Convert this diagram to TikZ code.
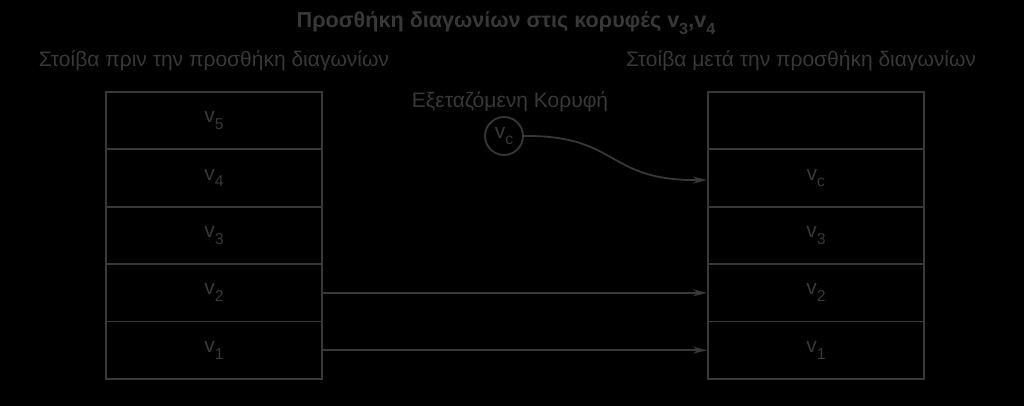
\documentclass[tikz,border=0pt]{standalone}
\usepackage{fontspec}
\setmainfont{Liberation Sans}
\newcommand\subs[1]{\raisebox{-0.32em}{\scalebox{0.75}{#1}}}
\begin{document}
\begin{tikzpicture}[x=1pt,y=-1pt,
  ink/.style={draw=inkc,line width=1.8pt},
  cell/.style={ink,minimum width=216pt,minimum height=57.4pt,inner sep=0pt,anchor=north west,text=inkc,font=\fontsize{21}{24}\selectfont},
  lbl/.style={text=inkc,inner sep=0pt,font=\fontsize{21}{24}\selectfont},
  arr/.style={ink,-{Stealth[length=14pt,width=7pt]}}]
\definecolor{inkc}{HTML}{383838}
\usetikzlibrary{arrows.meta}
\fill[black] (0,0) rectangle (1024,406);
\useasboundingbox (0,0) rectangle (1024,406);
\node[lbl,font=\bfseries\fontsize{21.6}{24}\selectfont] (title) at (506,23) {Προσθήκη διαγωνίων στις κορυφές v\subs{3},v\subs{4}};
\node[lbl] (ltitle) at (214,61) {Στοίβα πριν την προσθήκη διαγωνίων};
\node[lbl] (rtitle) at (801,61) {Στοίβα μετά την προσθήκη διαγωνίων};
\node[lbl] (exlab) at (510,102) {Εξεταζόμενη Κορυφή};
% left stack
\node[cell] (l5) at (105,91) {v\subs{5}};
\node[cell] (l4) at (105,148.4) {v\subs{4}};
\node[cell] (l3) at (105,205.8) {v\subs{3}};
\node[cell] (l2) at (105,263.2) {v\subs{2}};
\node[cell] (l1) at (105,320.6) {v\subs{1}};
% right stack
\node[cell] (r5) at (707,91) {};
\node[cell] (r4) at (707,148.4) {v\subs{c}};
\node[cell] (r3) at (707,205.8) {v\subs{3}};
\node[cell] (r2) at (707,263.2) {v\subs{2}};
\node[cell] (r1) at (707,320.6) {v\subs{1}};
% vc circle
\node[ink,circle,minimum size=38pt,inner sep=0pt,text=inkc,font=\fontsize{21}{24}\selectfont] (vc) at (504,136) {v\subs{c}};
\draw[arr] (l2.east) -- (r2.west);
\draw[arr] (l1.east) -- (r1.west);
\coordinate (vcend) at (707,180);
\draw[arr] (vc.east) .. controls (620,135) and (605,181) .. (vcend);
\end{tikzpicture}
\end{document}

---

Every line of the data should be copied as it stands, without the images.

Convert this diagram to TikZ code.
\documentclass[tikz,border=0pt]{standalone}
\usepackage{fontspec}
\setmainfont{Liberation Sans}
\newcommand\subs[1]{\raisebox{-0.32em}{\scalebox{0.75}{#1}}}
\begin{document}
\begin{tikzpicture}[x=1pt,y=-1pt,
  ink/.style={draw=inkc,line width=1.8pt},
  cell/.style={ink,minimum width=216pt,minimum height=57.4pt,inner sep=0pt,anchor=north west,text=inkc,font=\fontsize{21}{24}\selectfont},
  lbl/.style={text=inkc,inner sep=0pt,font=\fontsize{21}{24}\selectfont},
  arr/.style={ink,-{Stealth[length=14pt,width=7pt]}}]
\definecolor{inkc}{HTML}{383838}
\usetikzlibrary{arrows.meta}
\fill[black] (0,0) rectangle (1024,406);
\useasboundingbox (0,0) rectangle (1024,406);
\node[lbl,font=\bfseries\fontsize{21.6}{24}\selectfont] (title) at (506,23) {Προσθήκη διαγωνίων στις κορυφές v\subs{3},v\subs{4}};
\node[lbl] (ltitle) at (214,61) {Στοίβα πριν την προσθήκη διαγωνίων};
\node[lbl] (rtitle) at (801,61) {Στοίβα μετά την προσθήκη διαγωνίων};
\node[lbl] (exlab) at (510,102) {Εξεταζόμενη Κορυφή};
% left stack
\node[cell] (l5) at (105,91) {v\subs{5}};
\node[cell] (l4) at (105,148.4) {v\subs{4}};
\node[cell] (l3) at (105,205.8) {v\subs{3}};
\node[cell] (l2) at (105,263.2) {v\subs{2}};
\node[cell] (l1) at (105,320.6) {v\subs{1}};
% right stack
\node[cell] (r5) at (707,91) {};
\node[cell] (r4) at (707,148.4) {v\subs{c}};
\node[cell] (r3) at (707,205.8) {v\subs{3}};
\node[cell] (r2) at (707,263.2) {v\subs{2}};
\node[cell] (r1) at (707,320.6) {v\subs{1}};
% vc circle
\node[ink,circle,minimum size=38pt,inner sep=0pt,text=inkc,font=\fontsize{21}{24}\selectfont] (vc) at (504,136) {v\subs{c}};
\draw[arr] (l2.east) -- (r2.west);
\draw[arr] (l1.east) -- (r1.west);
\coordinate (vcend) at (707,180);
\draw[arr] (vc.east) .. controls (620,135) and (605,181) .. (vcend);
\end{tikzpicture}
\end{document}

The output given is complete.